Spectrum brands manufactures and sells George Foreman grills through Target stores we will consider the contracting problem between Spectrum and Target in this problem. Consider a specific grill, the 6-serving removable plate & panini grill with digital temperature, that retails for $100.00 (I.e., the end-customers pay this price at target stores). Spectrum’s manufacturing cost for the grill, including the distribution cost, is $25.00. The barbecue grills are seasonal products with almost all of the annual sales taking place between late-spring and late-summer. Any leftover at the end of the summer is salvaged to free up space in retail store for winter items. Spectrum offers Target two purchasing options.

Contract 1 (buyback contract). Spectrum offers to set the wholesale price at $65 per grill (i.e., Target will pay this price to spectrum) and agrees to credit Target $53 for each unit Target returns to Spectrum at the end of the season (because those units did not sell).

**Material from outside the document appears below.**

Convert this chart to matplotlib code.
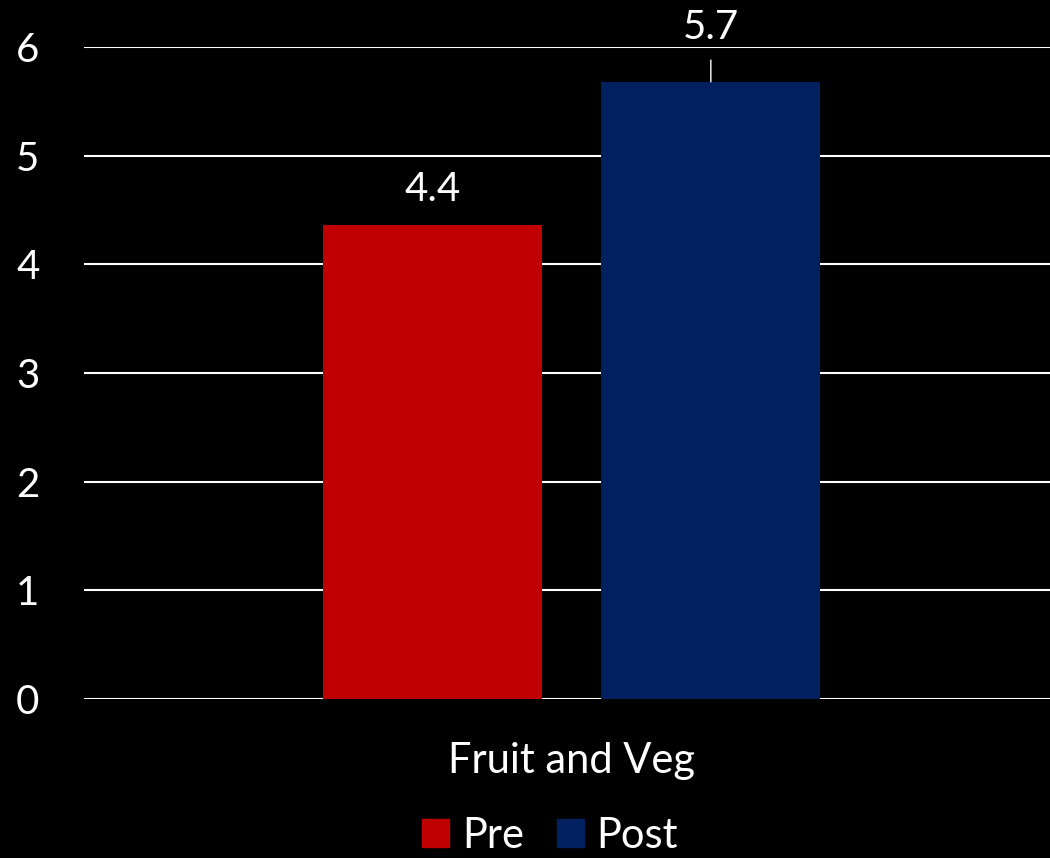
import numpy as np
import matplotlib.pyplot as plt
from matplotlib.patches import Patch

plt.rcParams['font.family'] = ['Lato', 'DejaVu Sans']

category = "Fruit and Veg"
series = ["Pre", "Post"]
values = [4.36, 5.68]
colors = ["#C00000", "#002060"]
yticks = [0, 1, 2, 3, 4, 5, 6]

fig = plt.figure(figsize=(10.5, 8.58), dpi=100, facecolor="black")
ax = fig.add_axes([0.08, 0.1853, 0.92, 0.7599], facecolor="black")

width = 0.2267
offsets = [-0.1439, 0.1439]
for name, v, c, off in zip(series, values, colors, offsets):
    ax.bar(off, v, width=width, color=c, zorder=3, label=name)

# value labels
ax.annotate(f"{values[0]:.1f}", (offsets[0], values[0]), xytext=(0, 26),
            textcoords="offset points", ha="center", va="center",
            color="white", fontsize=29, annotation_clip=False)
ax.annotate(f"{values[1]:.1f}", (offsets[1], values[1]), xytext=(0, 39),
            textcoords="offset points", ha="center", va="center",
            color="white", fontsize=29, annotation_clip=False,
            arrowprops=dict(arrowstyle="-", color="white", lw=1,
                            shrinkA=8, shrinkB=0))

ax.set_xlim(-0.505, 0.495)
ax.set_ylim(0, 6)
ax.set_yticks(yticks)
ax.set_yticklabels([str(t) for t in yticks])
ax.yaxis.grid(True, color="white", lw=1.5)
ax.set_axisbelow(True)
ax.set_xticks([0])
ax.set_xticklabels([category])
ax.tick_params(axis="y", length=0, pad=32, labelsize=29, labelcolor="white")
ax.tick_params(axis="x", length=0, pad=31, labelsize=30, labelcolor="white")
for s in ax.spines.values():
    s.set_visible(False)

handles = [Patch(color=c, label=n) for n, c in zip(series, colors)]
fig.legend(handles=handles, loc="lower center", bbox_to_anchor=(0.524, -0.04),
           ncol=2, frameon=False, fontsize=30, labelcolor="white",
           handlelength=0.65, handleheight=0.65, handletextpad=0.3,
           columnspacing=0.8)

fig.savefig("out.png", dpi=100, facecolor="black")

Since models/features of the grills change every year, there is no value in returned merchandise, and are donated.

Contract 2 (no-returns contract). Spectrum offers a wholesale price of $55 for each unit to Target, but returns are no longer accepted. In this case, Target donates the unsold grills at the end of the season (with no financial benefit)

The season’s demand is normally distributed with mean of 200 and standard deviation of 125.

A) How much would Target buy if it choses contract 1?

B) How much would Target buy if it choses contract 2?

C) Which option would target choose? Support your recommendation with calculations.

D) Suppose Target chooses option 1 and orders 275units. What is Spectrum’s expected profit?